As a fellow Eighties schoolboy coder, I would have liked to have seen at least some description of the code he actually put together, not to mention more of the things he got up to when he wasn't programming in front of his black and white TV set. In relation to Snookered, we do at least get a chapter which goes into the creative process he employed, even if all we learn is that he did the graphics first and it took him six months to complete the whole thing. But his second game, Ultimate Warrior, barely receives any recognition in his own book at all. In fact, the first time we learn it even exists is when he submits it for inclusion on ZX Spectrum magazine Crash's covertape. When and how he wrote it is skipped entirely!

If there's any sort of grand moral to this story, it's only that, in the naivety of youth, he believes himself to have achieved some successes but, with the passage of time, realises these successes make little if any mark on the pages of history.

It is difficult to know for whom Diary Of An 80s Computer Geek is written.
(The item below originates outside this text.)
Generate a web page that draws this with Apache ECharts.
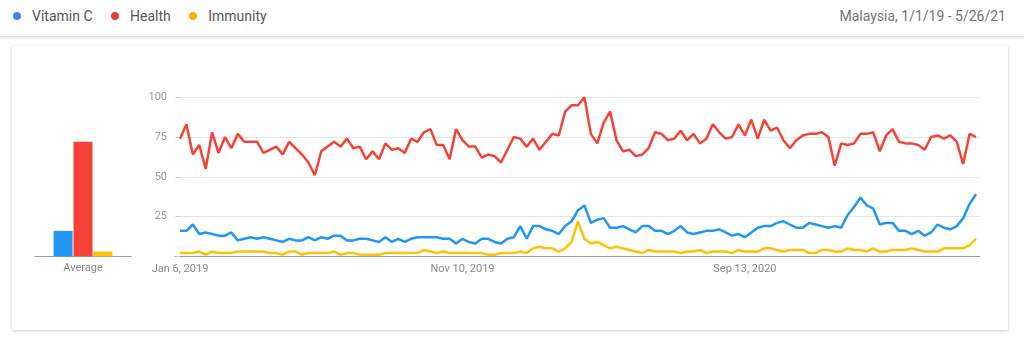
<!DOCTYPE html>
<html>
<head>
<meta charset="utf-8">
<script src="https://cdn.jsdelivr.net/npm/echarts@6/dist/echarts.min.js"></script>
<style>
  html, body { margin: 0; padding: 0; background: #fff; font-family: Roboto, Arial, sans-serif; }
  .page { position: relative; width: 1024px; height: 339px; overflow: hidden; background: #fff; }
  .header { position: absolute; left: 0; top: 0; width: 1024px; height: 36px; background: #fff;
            border-bottom: 1px solid #e0e0e0; box-shadow: 0 1px 2px rgba(0,0,0,0.12); }
  .legend { position: absolute; left: 13px; top: 8px; font-size: 14px; color: #555; }
  .legend span.item { margin-right: 15px; }
  .legend i { display: inline-block; width: 8px; height: 8px; border-radius: 50%; margin-right: 11px; vertical-align: 1px; }
  .range { position: absolute; right: 18px; top: 8px; font-size: 14px; color: #757575; }
  .card { position: absolute; left: 12px; top: 46px; width: 996px; height: 284px; background: #fff;
          box-shadow: 0 1px 3px rgba(0,0,0,0.22); }
  #chart { position: absolute; left: 0; top: 0; width: 1024px; height: 339px; }
</style>
</head>
<body>
<div class="page">
  <div class="header">
    <div class="legend">
      <span class="item"><i style="background:#4285f4"></i>Vitamin C</span>
      <span class="item"><i style="background:#db4437"></i>Health</span>
      <span class="item"><i style="background:#f4b400"></i>Immunity</span>
    </div>
    <div class="range">Malaysia, 1/1/19 - 5/26/21</div>
  </div>
  <div class="card"></div>
  <div id="chart"></div>
</div>
<script>
// weekly interest, Jan 6 2019 .. May 23 2021 (125 weeks)
const vitaminC = [
  16,16,20,14,15,14,13,13,15,10,11,12,11,12,11,10,9,11,10,10,12,10,12,11,13,
  13,10,10,11,11,10,9,12,9,11,9,11,12,12,12,12,11,11,8,11,9,8,11,11,9,
  8,11,12,19,11,19,19,17,16,14,19,22,29,32,21,23,24,18,18,19,17,15,19,19,16,
  16,14,16,19,15,14,15,16,16,17,15,13,14,12,15,18,19,19,21,22,20,18,18,21,20,
  19,18,19,18,26,31,37,32,30,20,21,21,16,16,14,16,13,15,20,18,17,19,24,33,39
];
const health = [
  74,83,64,70,55,78,65,75,68,77,72,72,72,65,67,69,64,72,68,64,59,51,66,69,72,
  69,74,68,69,61,66,61,71,67,68,65,74,72,78,80,70,70,61,80,73,69,69,62,64,63,
  59,67,75,74,69,74,67,72,77,76,91,95,95,100,77,71,84,91,73,66,67,63,64,68,78,
  77,73,74,79,73,77,71,74,83,78,74,75,83,76,86,74,86,79,81,73,68,73,76,77,77,
  78,75,57,71,70,71,77,77,78,66,76,80,72,71,71,70,67,75,76,74,76,72,58,77,75
];
const immunity = [
  2,2,2,3,1,3,2,2,2,3,3,3,3,3,2,2,1,3,3,1,2,2,2,2,3,
  1,2,2,1,1,1,1,2,2,2,2,2,2,4,3,2,3,2,2,2,2,2,2,1,1,
  2,2,2,3,2,5,6,5,5,3,5,9,22,11,8,9,7,5,6,5,4,3,2,4,3,
  3,3,3,2,3,3,4,2,3,3,3,2,4,3,3,3,5,5,4,3,4,4,4,2,2,
  4,4,3,3,5,4,4,3,5,3,3,4,4,4,5,4,3,3,3,5,5,5,5,7,11
];
const averages = [16, 72, 3];
const seriesNames = ['Vitamin C', 'Health', 'Immunity'];
const colors = ['#2196f3', '#f44336', '#ffc107'];
const tickIndex = [0, 44, 88];
const tickLabels = ['Jan 6, 2019', 'Nov 10, 2019', 'Sep 13, 2020'];

const chart = echarts.init(document.getElementById('chart'), null, { renderer: 'canvas' });

const toPairs = arr => arr.map((v, i) => [i, v]);
const lineData = [vitaminC, health, immunity];

const option = {
  animation: false,
  textStyle: { fontFamily: 'Roboto, Arial, sans-serif' },
  grid: [
    { left: 35, right: 893, top: 97.3, bottom: 82.7 },
    { left: 175, right: 44, top: 97.3, bottom: 82.7 }
  ],
  xAxis: [
    {
      gridIndex: 0, type: 'category', data: ['Average'],
      axisLine: { lineStyle: { color: '#9e9e9e', width: 1 } },
      axisTick: { show: false },
      axisLabel: { color: '#888', fontSize: 11, margin: 6 }
    },
    {
      gridIndex: 1, type: 'value', min: -0.78, max: 124.62,
      splitLine: { show: false },
      axisLine: { show: true, onZero: false, lineStyle: { color: '#9e9e9e', width: 1 } },
      axisTick: { show: false },
      axisLabel: {
        color: '#888', fontSize: 11, margin: 7,
        customValues: tickIndex,
        formatter: v => tickLabels[tickIndex.indexOf(Math.round(v))] || ''
      }
    }
  ],
  yAxis: [
    { gridIndex: 0, type: 'value', min: 0, max: 100, show: false },
    {
      gridIndex: 1, type: 'value', min: 0, max: 100, interval: 25,
      axisLine: { show: false },
      axisTick: { show: true, length: 4, lineStyle: { color: '#ccc' } },
      axisLabel: { color: '#999', fontSize: 11, margin: 8, formatter: v => v === 0 ? '' : v },
      splitLine: { lineStyle: { color: '#e6e6e6', width: 1 } }
    }
  ],
  series: [
    ...seriesNames.map((name, k) => ({
      name, type: 'bar', xAxisIndex: 0, yAxisIndex: 0,
      data: [averages[k]], barWidth: 19, barGap: '5%',
      itemStyle: { color: colors[k] }
    })),
    ...seriesNames.map((name, k) => ({
      name, type: 'line', xAxisIndex: 1, yAxisIndex: 1,
      data: toPairs(lineData[k]), showSymbol: false,
      lineStyle: { color: colors[k], width: 2.5 }, z: k === 1 ? 3 : 2
    }))
  ]
};

chart.setOption(option);
</script>
</body>
</html>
If, in the Eighties, you encountered the "old school" teachers that barked at you rather than teach you; if you worked or visited computer stores; if you tinkered with Basic; or if you ran a mail order business from home, you might encounter the sweet smell of nostalgia reading about Howlett's life in that period.

As someone who experienced all four (and contrary to what this review might suggest), I enjoyed reading it myself. However, I'm clearly exactly the type of person the book is aimed at, and if the above reservations are anything to go by, I would suspect anyone aged under 30 will find its lack of any real structure pretty unenthralling.